La Turchia di Erdogan non deve trasformarsi nell’Egitto di al Sisi
Ieri sera e questa notte (era il 17 luglio, ndr) abbiamo assistito a un tentativo di colpo di stato in Turchia. Guardando le immagini in televisione, leggendo i siti, in tanti nella notte ce lo siamo chiesti con preoccupazione: come potrà finire un golpe dell’esercito contro Erdogan, ma soprattutto contro il 52% degli elettori che aveva riconfermato l’AKP nelle elezioni dello scorso ottobre...? Era evidente il rischio di guerra civile, e si è affacciato il ricordo di Rabaa square, la piazza del Cairo dove si consumò la repressione dell’esercito contro l’accampamento dei Fratelli musulmani. D’altronde le somiglianze anche a partire dalla matrice ideologica dei due partiti inducevano alla associazione tra le due situazioni.
Poi, sia i cittadini che sono scesi in strada, aiutati dalla capacità di mobilitazione dell’AKP, la polizia che è rimasta fedele al governo, sia la prontissima reazione di Erdogan, hanno evitato che nell’immediato il paese sprofondasse nel caos e in un bagno di sangue.
Gli accadimenti della notte e delle prime ore della mattina hanno sovvertito l’idea che nella regione gli unici governi che garantiscono la stabilità sono le autocrazie militari: la base popolare di consenso di Erdogan ha retto, saldandosi con la forza dell’organizzazione dell’AKP, con i cambiamenti apportati all’esercito e alla polizia, evitando che la storia turca prendesse un altro corso rispetto a quello imboccato con la costituzione del 1982. La democrazia si è mostrata più forte della violenza.
Una vicenda per certi versi speculare a quanto accadde in Egitto nell’estate del 2013. Allora l’esercito, forte del sostegno popolare espresso durante le manifestazioni che portarono in piazza milioni di persone contro il governo di Morsi, prese il potere, interrompendo il fallimentare esperimento di governo della Fratellanza musulmana legittimato dalle elezioni del 2012.

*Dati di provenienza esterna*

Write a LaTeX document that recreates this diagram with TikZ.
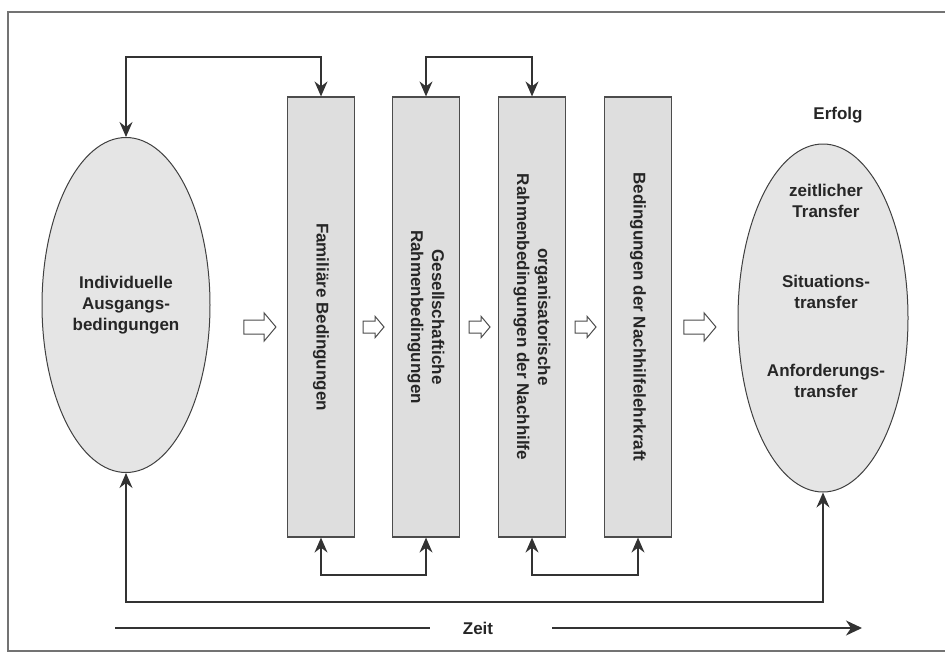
\documentclass[tikz,border=0pt]{standalone}
\usepackage{fontspec}
\setmainfont{Liberation Sans}
\usetikzlibrary{arrows.meta,shapes.geometric,shapes.arrows}

\begin{document}
\begin{tikzpicture}[x=1pt, y=-1pt,
    every node/.style={font=\bfseries\fontsize{17}{21}\selectfont, text=black!85},
    ovalbox/.style={ellipse, draw=black!75, fill=black!10, line width=1pt, inner sep=0pt, align=center},
    stripbox/.style={draw=black!70, fill=black!13, line width=1.2pt, inner sep=0pt,
      minimum width=67pt, minimum height=440pt},
    striptext/.style={rotate=-90, align=center},
    link/.style={draw=black!80, line width=1.2pt,
      {Stealth[length=15pt,width=13pt,inset=5pt]}-{Stealth[length=15pt,width=13pt,inset=5pt]}},
    bigflow/.style={single arrow, draw=black!70, fill=white, line width=1pt, inner sep=6.5pt,
      single arrow head extend=7pt, minimum height=32pt, single arrow tip angle=100},
    smallflow/.style={single arrow, draw=black!70, fill=white, line width=1pt, inner sep=5.5pt,
      single arrow head extend=4.5pt, minimum height=21pt, single arrow tip angle=100},
  ]
  \useasboundingbox (0,0) rectangle (945,653);
  \draw[black!55, line width=1.5pt] (950,12) -- (8,12) -- (8,651) -- (950,651);

  % start and goal
  \node[ovalbox, minimum width=168pt, minimum height=335pt] (ind) at (126,305)
    {Individuelle\\Ausgangs-\\bedingungen};
  \node[ovalbox, minimum width=170pt, minimum height=348pt] (erf) at (823,318) {};
  \node[align=center] (erftext) at (826,291)
    {zeitlicher\\Transfer\\[49pt]Situations-\\transfer\\[47pt]Anforderungs-\\transfer};
  \node (erftitle) at (838,115) {Erfolg};

  % conditions
  \node[stripbox] (r1) at (321,317) {};
  \node[stripbox] (r2) at (426,317) {};
  \node[stripbox] (r3) at (532,317) {};
  \node[stripbox] (r4) at (638,317) {};
  \node[striptext] (l1) at (r1) {Familiäre Bedingungen};
  \node[striptext] (l2) at (r2) {Gesellschaftiche\\Rahmenbedingungen};
  \node[striptext] (l3) at (r3) {organisatorische\\Rahmenbedingungen der Nachhilfe};
  \node[striptext] (l4) at (r4) {Bedingungen der Nachhilfelehrkraft};

  % flow
  \node[bigflow] (f0) at (257,327) {};
  \node[smallflow] (f1) at (371,327) {};
  \node[smallflow] (f2) at (477,327) {};
  \node[smallflow] (f3) at (583,327) {};
  \node[bigflow] (f4) at (697,327) {};

  % feedback lines
  \coordinate (top) at (0,57);
  \coordinate (low) at (0,575);
  \coordinate (base) at (0,602);
  \draw[link] (ind.north) -- (ind.north |- top) -| (r1.north);
  \draw[link] (r2.north) -- (r2.north |- top) -| (r3.north);
  \draw[link] (r1.south) -- (r1.south |- low) -| (r2.south);
  \draw[link] (r3.south) -- (r3.south |- low) -| (r4.south);
  \draw[link] (ind.south) -- (ind.south |- base) -| (erf.south);

  % time axis
  \node (zeit) at (478,628) {Zeit};
  \coordinate (t0) at (115,628);
  \coordinate (t1) at (430,628);
  \coordinate (t2) at (552,628);
  \coordinate (t3) at (862,628);
  \draw[black!80, line width=1.4pt] (t0) -- (t1);
  \draw[black!80, line width=1.4pt, -{Stealth[length=16pt,width=15pt,inset=5pt]}] (t2) -- (t3);
\end{tikzpicture}
\end{document}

Nelle prime ore del mattino giustamente gli alleati democratici della NATO e dell’Unione Europea hanno condannato il tentativo di colpo di stato e hanno espresso tutto il sostegno alle istituzioni democratiche turche. Erdogan stesso si fa forte della difesa che i cittadini hanno fatto verso queste stesse istituzioni.
La resilienza del governo e la forza popolare della presidenza di Erdogan non devono però far dimenticare che la Turchia era, prima di ieri, e sarà ancora più oggi, un paese profondamente diviso, con una situazione interna di grande instabilità, dovuta non solo agli effetti del conflitto in Siria, ma anche allo stato di guerra nelle regioni curde e alle misure repressive prese dal governo e percepite da parte dell’opposizione non come misure a garanzia della sicurezza collettiva bensì come misure tese a soffocare il dissenso interno.
La democrazia non è solo il governo della maggioranza ma è anche la tutela dell’opposizione. Solo nell’equilibrio tra la capacità di interpretare il sentire della maggioranza, garantendo al tempo stesso il diritto di espressione della minoranza, sta la forza delle democrazie. Altrimenti il rischio di una deriva autoritaria è altissimo.
Erdogan continuerà ad essere forte come questa notte se si impegnerà a tutelare il panorama democratico turco, rafforzando le garanzie perché tutti i cittadini turchi si sentano parte della stessa nazione e ne difendano l’assetto costituzionale. Per proteggere la repubblica turca, sara inevitabile punire chi ha tradito il giuramento di fedeltà all’ordine costituzionale, secondo le leggi vigenti, ma si dovrà anche creare un ampio consenso interno al sistema democratico turco – un consenso che deve essere più ampio di quello che esiste intorno al governo AKP o alla figura di Erdogan. L’esempio egiziano deve essere da monito: le misure repressive messe in piedi da Al-Sisi non stanno rafforzando il consenso al regime, ma lo stanno rendendo più fragile, internamente e nel rapporto con gli alleati, come la vicenda Regeni testimonia.
E l’esempio egiziano deve essere da monito a tutti gli alleati della Turchia che dovranno lavorare per rafforzarne le istituzioni democratiche, e continuare a mantenere un rapporto di dialogo o di dialettica, a seconda dei casi, con Erdogan. L’assenza di questo impegno renderebbe altrimenti la Turchia una ulteriore fonte di instabilità in una regione che ha invece bisogno di ordine per completare il processo epocale di transizione in cui si trova.